Adrián Torres Astaburuaga, Nicolas Tixier
Keywords: Patrick Geddes, India, Valencia, ecosystem, hydraulic palimpsest, urban wastelands, participative actions, local narratives
We propose to revisit Patrick Geddes’s work from 1914-1924 in India in order to rethink ideas about how redesign cities of today. In doing so, we will focus on the city of Valencia, Spain. Water has long played a fundamental role in its composition and evolution. Vegetation has recently made a striking reappearance there inside abandoned downtown urban wastelands, transforming them into a living network. Considering these areas, we will argue that at approach in terms of what the natural history of the urban space can help to rethink the relation between urban and natural ambiances.

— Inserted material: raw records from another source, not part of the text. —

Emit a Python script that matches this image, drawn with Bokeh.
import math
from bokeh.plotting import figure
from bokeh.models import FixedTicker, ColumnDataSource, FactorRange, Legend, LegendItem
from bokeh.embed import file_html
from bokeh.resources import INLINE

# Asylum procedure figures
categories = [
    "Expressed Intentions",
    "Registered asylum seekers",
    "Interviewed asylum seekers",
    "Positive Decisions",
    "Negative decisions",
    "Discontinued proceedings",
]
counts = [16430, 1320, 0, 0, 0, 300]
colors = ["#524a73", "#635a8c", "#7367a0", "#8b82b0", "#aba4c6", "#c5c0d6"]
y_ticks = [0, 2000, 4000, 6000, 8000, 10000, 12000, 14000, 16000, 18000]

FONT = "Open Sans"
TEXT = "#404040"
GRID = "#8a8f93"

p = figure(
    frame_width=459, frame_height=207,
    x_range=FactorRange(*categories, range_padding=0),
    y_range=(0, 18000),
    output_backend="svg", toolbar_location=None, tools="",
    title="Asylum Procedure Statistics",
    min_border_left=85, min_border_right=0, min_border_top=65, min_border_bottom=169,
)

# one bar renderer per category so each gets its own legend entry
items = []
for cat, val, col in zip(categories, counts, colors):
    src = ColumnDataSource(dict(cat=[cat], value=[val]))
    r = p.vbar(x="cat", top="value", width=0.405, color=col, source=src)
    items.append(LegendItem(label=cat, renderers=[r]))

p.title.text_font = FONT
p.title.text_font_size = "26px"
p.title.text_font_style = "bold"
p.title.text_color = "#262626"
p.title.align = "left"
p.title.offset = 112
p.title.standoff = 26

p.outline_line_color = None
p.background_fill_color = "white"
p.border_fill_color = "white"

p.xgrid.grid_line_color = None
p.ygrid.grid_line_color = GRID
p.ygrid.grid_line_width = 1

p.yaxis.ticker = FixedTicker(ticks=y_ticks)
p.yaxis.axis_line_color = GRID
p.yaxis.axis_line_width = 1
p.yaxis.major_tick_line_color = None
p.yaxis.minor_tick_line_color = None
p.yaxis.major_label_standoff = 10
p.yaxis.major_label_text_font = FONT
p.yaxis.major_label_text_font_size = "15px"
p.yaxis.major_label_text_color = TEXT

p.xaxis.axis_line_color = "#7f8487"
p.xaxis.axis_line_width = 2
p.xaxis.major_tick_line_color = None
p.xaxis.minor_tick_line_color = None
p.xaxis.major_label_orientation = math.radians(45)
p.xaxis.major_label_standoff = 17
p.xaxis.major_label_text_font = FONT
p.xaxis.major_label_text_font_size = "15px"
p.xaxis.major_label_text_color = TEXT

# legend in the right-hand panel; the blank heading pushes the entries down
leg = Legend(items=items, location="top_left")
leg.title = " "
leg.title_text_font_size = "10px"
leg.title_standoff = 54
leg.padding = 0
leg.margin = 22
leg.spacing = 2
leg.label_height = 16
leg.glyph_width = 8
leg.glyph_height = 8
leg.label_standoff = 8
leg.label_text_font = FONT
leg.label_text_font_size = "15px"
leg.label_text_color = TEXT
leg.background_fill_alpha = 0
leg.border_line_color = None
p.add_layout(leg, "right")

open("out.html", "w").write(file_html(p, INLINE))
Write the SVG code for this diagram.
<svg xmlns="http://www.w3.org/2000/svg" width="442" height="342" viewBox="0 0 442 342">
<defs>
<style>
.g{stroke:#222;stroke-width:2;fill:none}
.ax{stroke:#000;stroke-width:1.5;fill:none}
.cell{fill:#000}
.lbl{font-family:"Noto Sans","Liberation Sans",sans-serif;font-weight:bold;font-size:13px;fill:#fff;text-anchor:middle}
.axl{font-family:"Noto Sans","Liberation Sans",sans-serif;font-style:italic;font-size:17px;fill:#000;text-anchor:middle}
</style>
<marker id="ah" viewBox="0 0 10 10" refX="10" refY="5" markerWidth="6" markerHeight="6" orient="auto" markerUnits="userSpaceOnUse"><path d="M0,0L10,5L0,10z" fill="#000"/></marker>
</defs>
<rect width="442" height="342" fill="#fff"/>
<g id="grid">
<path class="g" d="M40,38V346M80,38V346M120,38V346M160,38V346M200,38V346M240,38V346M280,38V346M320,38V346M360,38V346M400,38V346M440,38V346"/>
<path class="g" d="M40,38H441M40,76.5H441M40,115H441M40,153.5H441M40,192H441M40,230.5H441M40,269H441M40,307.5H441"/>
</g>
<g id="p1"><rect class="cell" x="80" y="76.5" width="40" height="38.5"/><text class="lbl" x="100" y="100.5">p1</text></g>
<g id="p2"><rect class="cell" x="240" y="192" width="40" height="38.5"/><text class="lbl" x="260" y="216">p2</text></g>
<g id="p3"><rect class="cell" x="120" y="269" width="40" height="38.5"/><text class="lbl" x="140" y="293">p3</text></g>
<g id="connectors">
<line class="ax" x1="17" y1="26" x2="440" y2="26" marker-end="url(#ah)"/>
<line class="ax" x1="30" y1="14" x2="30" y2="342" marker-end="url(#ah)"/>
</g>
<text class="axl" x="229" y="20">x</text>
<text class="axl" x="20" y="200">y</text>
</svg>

The starting-point for this exploratory approach is the study of this particular urban territory as it developed historically within the city; as it has appeared over time. This amounts to reconstructing existing historical narratives of the city’s growth to include hydrological factors, referenced back to their pre-anthropic origins. The approach is here called ‘natural memory’. A second aspect of our method, concerning what could be termed the ‘urban stratigraphy’, will consist in researching the pre-material and intangible layers that compose the urban palimpsest. We will associate these two aspects with a third, more explicitly design-oriented one; the prospect of a ‘reactivation’ of the city hydrological substratum in association with several recent collective projects and experiences that have recently been taking place in Valencia’s downtown urban voids. This mode of reinterpretation of the urban palimpsest constructs a framework and a narrative for a new understanding (or rereading) of the territory seen the point of view of its ambiances, suggesting new possibilities for the future of these spaces. In light of the current tendency of quarter’s re-qualification by the activation of diverse local micro-initiatives, relating particularly to natural elements, and singular uses of common spaces, Geddes’ work appears surprisingly pertinent and useful for rethinking contemporary urban condition in general and research on ambiances in particular.